- Short task -
Output the material word for word. Leave each picture out.

- Data extract -
.....
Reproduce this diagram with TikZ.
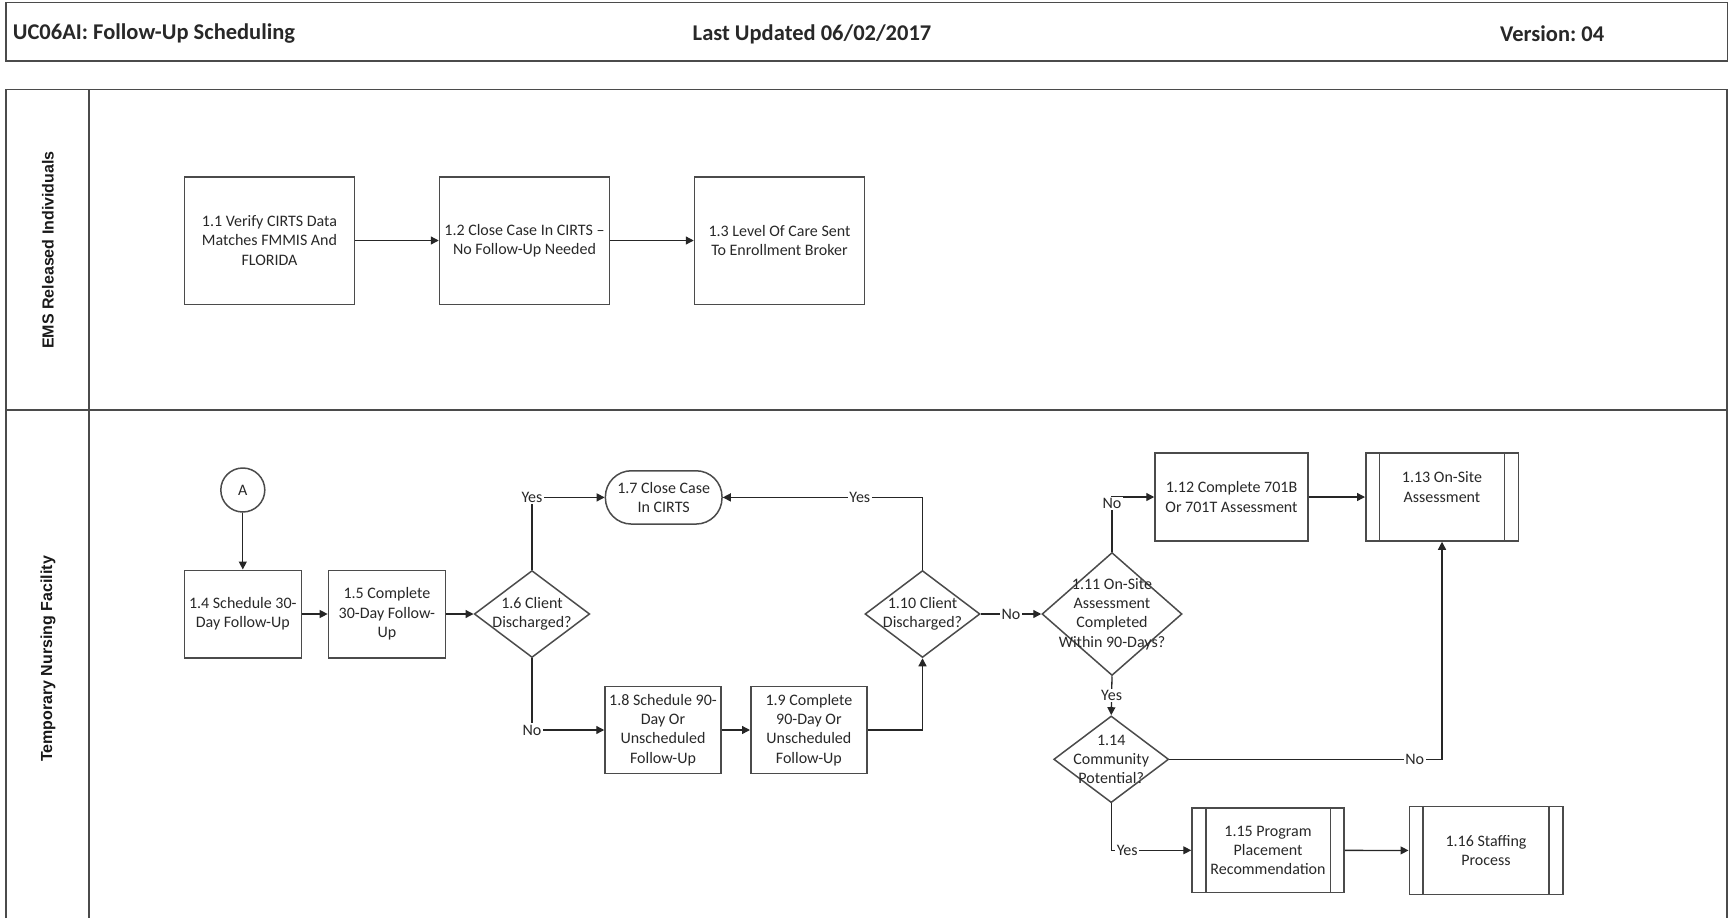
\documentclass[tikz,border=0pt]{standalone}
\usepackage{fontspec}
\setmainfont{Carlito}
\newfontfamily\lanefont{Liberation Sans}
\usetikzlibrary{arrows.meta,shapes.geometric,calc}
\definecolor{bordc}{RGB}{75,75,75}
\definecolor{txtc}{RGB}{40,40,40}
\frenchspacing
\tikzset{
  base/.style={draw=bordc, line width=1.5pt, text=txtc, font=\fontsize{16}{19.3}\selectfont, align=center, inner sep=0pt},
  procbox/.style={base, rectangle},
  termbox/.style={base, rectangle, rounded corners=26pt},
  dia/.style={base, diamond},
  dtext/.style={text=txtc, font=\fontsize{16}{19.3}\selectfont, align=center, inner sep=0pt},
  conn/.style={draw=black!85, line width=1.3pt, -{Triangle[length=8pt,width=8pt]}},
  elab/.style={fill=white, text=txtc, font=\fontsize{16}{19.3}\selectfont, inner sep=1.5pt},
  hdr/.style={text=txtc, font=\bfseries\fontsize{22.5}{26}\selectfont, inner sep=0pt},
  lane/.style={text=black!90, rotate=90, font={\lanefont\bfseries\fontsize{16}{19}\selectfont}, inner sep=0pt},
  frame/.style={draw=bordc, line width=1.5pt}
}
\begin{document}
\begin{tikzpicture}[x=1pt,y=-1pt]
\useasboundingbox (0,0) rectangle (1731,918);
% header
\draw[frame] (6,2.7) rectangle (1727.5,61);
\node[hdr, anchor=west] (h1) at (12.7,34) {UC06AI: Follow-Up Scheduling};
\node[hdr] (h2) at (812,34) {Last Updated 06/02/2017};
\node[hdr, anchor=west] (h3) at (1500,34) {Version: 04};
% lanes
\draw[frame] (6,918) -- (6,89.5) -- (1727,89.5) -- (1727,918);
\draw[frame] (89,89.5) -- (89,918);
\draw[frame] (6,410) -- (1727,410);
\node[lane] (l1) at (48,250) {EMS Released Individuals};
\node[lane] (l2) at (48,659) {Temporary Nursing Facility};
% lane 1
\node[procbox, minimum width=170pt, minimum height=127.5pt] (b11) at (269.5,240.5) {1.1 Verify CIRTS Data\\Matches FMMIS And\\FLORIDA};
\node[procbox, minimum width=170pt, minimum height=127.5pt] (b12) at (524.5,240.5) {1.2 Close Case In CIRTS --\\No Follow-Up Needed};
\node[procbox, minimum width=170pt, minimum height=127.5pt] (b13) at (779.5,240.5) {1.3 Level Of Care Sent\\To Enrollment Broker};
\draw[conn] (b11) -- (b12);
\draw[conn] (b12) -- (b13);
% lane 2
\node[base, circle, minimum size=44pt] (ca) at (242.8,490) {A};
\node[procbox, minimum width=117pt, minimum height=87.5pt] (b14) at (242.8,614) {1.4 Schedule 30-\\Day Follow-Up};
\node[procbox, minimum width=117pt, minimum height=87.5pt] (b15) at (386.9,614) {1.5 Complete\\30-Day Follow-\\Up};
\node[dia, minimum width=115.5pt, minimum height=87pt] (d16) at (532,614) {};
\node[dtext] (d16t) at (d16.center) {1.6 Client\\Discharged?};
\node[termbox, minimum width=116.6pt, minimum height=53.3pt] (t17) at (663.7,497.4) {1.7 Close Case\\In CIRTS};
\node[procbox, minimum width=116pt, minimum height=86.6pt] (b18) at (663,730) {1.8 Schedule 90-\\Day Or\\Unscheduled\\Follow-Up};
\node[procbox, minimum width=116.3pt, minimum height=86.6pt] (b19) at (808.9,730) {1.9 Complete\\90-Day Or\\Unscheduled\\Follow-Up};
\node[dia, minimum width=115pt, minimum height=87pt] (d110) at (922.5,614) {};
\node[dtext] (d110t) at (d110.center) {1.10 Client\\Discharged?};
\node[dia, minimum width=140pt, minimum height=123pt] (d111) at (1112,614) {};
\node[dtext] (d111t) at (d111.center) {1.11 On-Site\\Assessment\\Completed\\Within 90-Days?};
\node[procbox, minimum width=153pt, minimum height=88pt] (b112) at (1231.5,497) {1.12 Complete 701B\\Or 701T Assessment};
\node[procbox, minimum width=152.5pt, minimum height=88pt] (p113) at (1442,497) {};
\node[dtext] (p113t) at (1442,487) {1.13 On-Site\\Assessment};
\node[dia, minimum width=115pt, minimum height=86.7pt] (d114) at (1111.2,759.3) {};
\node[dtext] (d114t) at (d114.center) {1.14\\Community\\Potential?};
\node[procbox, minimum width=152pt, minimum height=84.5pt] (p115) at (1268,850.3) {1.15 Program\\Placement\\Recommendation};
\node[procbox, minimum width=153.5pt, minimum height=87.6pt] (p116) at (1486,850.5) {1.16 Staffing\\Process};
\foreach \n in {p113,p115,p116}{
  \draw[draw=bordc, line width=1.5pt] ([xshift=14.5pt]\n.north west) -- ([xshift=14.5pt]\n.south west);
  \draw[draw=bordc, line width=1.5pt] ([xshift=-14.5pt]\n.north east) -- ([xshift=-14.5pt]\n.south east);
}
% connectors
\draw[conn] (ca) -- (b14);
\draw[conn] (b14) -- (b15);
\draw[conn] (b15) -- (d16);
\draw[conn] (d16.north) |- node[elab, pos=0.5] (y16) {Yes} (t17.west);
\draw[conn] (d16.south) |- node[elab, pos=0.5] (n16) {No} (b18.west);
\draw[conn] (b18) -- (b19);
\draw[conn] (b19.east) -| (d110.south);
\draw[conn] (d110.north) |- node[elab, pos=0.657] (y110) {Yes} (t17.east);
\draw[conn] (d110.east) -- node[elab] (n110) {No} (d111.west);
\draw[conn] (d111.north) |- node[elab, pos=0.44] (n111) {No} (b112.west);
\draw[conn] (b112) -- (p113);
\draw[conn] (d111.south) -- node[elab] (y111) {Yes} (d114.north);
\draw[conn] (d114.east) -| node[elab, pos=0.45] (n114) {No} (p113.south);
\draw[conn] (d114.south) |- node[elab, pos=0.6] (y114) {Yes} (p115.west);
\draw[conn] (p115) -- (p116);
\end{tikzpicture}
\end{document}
.....
- Exercise answer -
Reproduce this diagram with TikZ.
\documentclass[tikz,border=0pt]{standalone}
\usepackage{fontspec}
\setmainfont{Carlito}
\newfontfamily\lanefont{Liberation Sans}
\usetikzlibrary{arrows.meta,shapes.geometric,calc}
\definecolor{bordc}{RGB}{75,75,75}
\definecolor{txtc}{RGB}{40,40,40}
\frenchspacing
\tikzset{
  base/.style={draw=bordc, line width=1.5pt, text=txtc, font=\fontsize{16}{19.3}\selectfont, align=center, inner sep=0pt},
  procbox/.style={base, rectangle},
  termbox/.style={base, rectangle, rounded corners=26pt},
  dia/.style={base, diamond},
  dtext/.style={text=txtc, font=\fontsize{16}{19.3}\selectfont, align=center, inner sep=0pt},
  conn/.style={draw=black!85, line width=1.3pt, -{Triangle[length=8pt,width=8pt]}},
  elab/.style={fill=white, text=txtc, font=\fontsize{16}{19.3}\selectfont, inner sep=1.5pt},
  hdr/.style={text=txtc, font=\bfseries\fontsize{22.5}{26}\selectfont, inner sep=0pt},
  lane/.style={text=black!90, rotate=90, font={\lanefont\bfseries\fontsize{16}{19}\selectfont}, inner sep=0pt},
  frame/.style={draw=bordc, line width=1.5pt}
}
\begin{document}
\begin{tikzpicture}[x=1pt,y=-1pt]
\useasboundingbox (0,0) rectangle (1731,918);
% header
\draw[frame] (6,2.7) rectangle (1727.5,61);
\node[hdr, anchor=west] (h1) at (12.7,34) {UC06AI: Follow-Up Scheduling};
\node[hdr] (h2) at (812,34) {Last Updated 06/02/2017};
\node[hdr, anchor=west] (h3) at (1500,34) {Version: 04};
% lanes
\draw[frame] (6,918) -- (6,89.5) -- (1727,89.5) -- (1727,918);
\draw[frame] (89,89.5) -- (89,918);
\draw[frame] (6,410) -- (1727,410);
\node[lane] (l1) at (48,250) {EMS Released Individuals};
\node[lane] (l2) at (48,659) {Temporary Nursing Facility};
% lane 1
\node[procbox, minimum width=170pt, minimum height=127.5pt] (b11) at (269.5,240.5) {1.1 Verify CIRTS Data\\Matches FMMIS And\\FLORIDA};
\node[procbox, minimum width=170pt, minimum height=127.5pt] (b12) at (524.5,240.5) {1.2 Close Case In CIRTS --\\No Follow-Up Needed};
\node[procbox, minimum width=170pt, minimum height=127.5pt] (b13) at (779.5,240.5) {1.3 Level Of Care Sent\\To Enrollment Broker};
\draw[conn] (b11) -- (b12);
\draw[conn] (b12) -- (b13);
% lane 2
\node[base, circle, minimum size=44pt] (ca) at (242.8,490) {A};
\node[procbox, minimum width=117pt, minimum height=87.5pt] (b14) at (242.8,614) {1.4 Schedule 30-\\Day Follow-Up};
\node[procbox, minimum width=117pt, minimum height=87.5pt] (b15) at (386.9,614) {1.5 Complete\\30-Day Follow-\\Up};
\node[dia, minimum width=115.5pt, minimum height=87pt] (d16) at (532,614) {};
\node[dtext] (d16t) at (d16.center) {1.6 Client\\Discharged?};
\node[termbox, minimum width=116.6pt, minimum height=53.3pt] (t17) at (663.7,497.4) {1.7 Close Case\\In CIRTS};
\node[procbox, minimum width=116pt, minimum height=86.6pt] (b18) at (663,730) {1.8 Schedule 90-\\Day Or\\Unscheduled\\Follow-Up};
\node[procbox, minimum width=116.3pt, minimum height=86.6pt] (b19) at (808.9,730) {1.9 Complete\\90-Day Or\\Unscheduled\\Follow-Up};
\node[dia, minimum width=115pt, minimum height=87pt] (d110) at (922.5,614) {};
\node[dtext] (d110t) at (d110.center) {1.10 Client\\Discharged?};
\node[dia, minimum width=140pt, minimum height=123pt] (d111) at (1112,614) {};
\node[dtext] (d111t) at (d111.center) {1.11 On-Site\\Assessment\\Completed\\Within 90-Days?};
\node[procbox, minimum width=153pt, minimum height=88pt] (b112) at (1231.5,497) {1.12 Complete 701B\\Or 701T Assessment};
\node[procbox, minimum width=152.5pt, minimum height=88pt] (p113) at (1442,497) {};
\node[dtext] (p113t) at (1442,487) {1.13 On-Site\\Assessment};
\node[dia, minimum width=115pt, minimum height=86.7pt] (d114) at (1111.2,759.3) {};
\node[dtext] (d114t) at (d114.center) {1.14\\Community\\Potential?};
\node[procbox, minimum width=152pt, minimum height=84.5pt] (p115) at (1268,850.3) {1.15 Program\\Placement\\Recommendation};
\node[procbox, minimum width=153.5pt, minimum height=87.6pt] (p116) at (1486,850.5) {1.16 Staffing\\Process};
\foreach \n in {p113,p115,p116}{
  \draw[draw=bordc, line width=1.5pt] ([xshift=14.5pt]\n.north west) -- ([xshift=14.5pt]\n.south west);
  \draw[draw=bordc, line width=1.5pt] ([xshift=-14.5pt]\n.north east) -- ([xshift=-14.5pt]\n.south east);
}
% connectors
\draw[conn] (ca) -- (b14);
\draw[conn] (b14) -- (b15);
\draw[conn] (b15) -- (d16);
\draw[conn] (d16.north) |- node[elab, pos=0.5] (y16) {Yes} (t17.west);
\draw[conn] (d16.south) |- node[elab, pos=0.5] (n16) {No} (b18.west);
\draw[conn] (b18) -- (b19);
\draw[conn] (b19.east) -| (d110.south);
\draw[conn] (d110.north) |- node[elab, pos=0.657] (y110) {Yes} (t17.east);
\draw[conn] (d110.east) -- node[elab] (n110) {No} (d111.west);
\draw[conn] (d111.north) |- node[elab, pos=0.44] (n111) {No} (b112.west);
\draw[conn] (b112) -- (p113);
\draw[conn] (d111.south) -- node[elab] (y111) {Yes} (d114.north);
\draw[conn] (d114.east) -| node[elab, pos=0.45] (n114) {No} (p113.south);
\draw[conn] (d114.south) |- node[elab, pos=0.6] (y114) {Yes} (p115.west);
\draw[conn] (p115) -- (p116);
\end{tikzpicture}
\end{document}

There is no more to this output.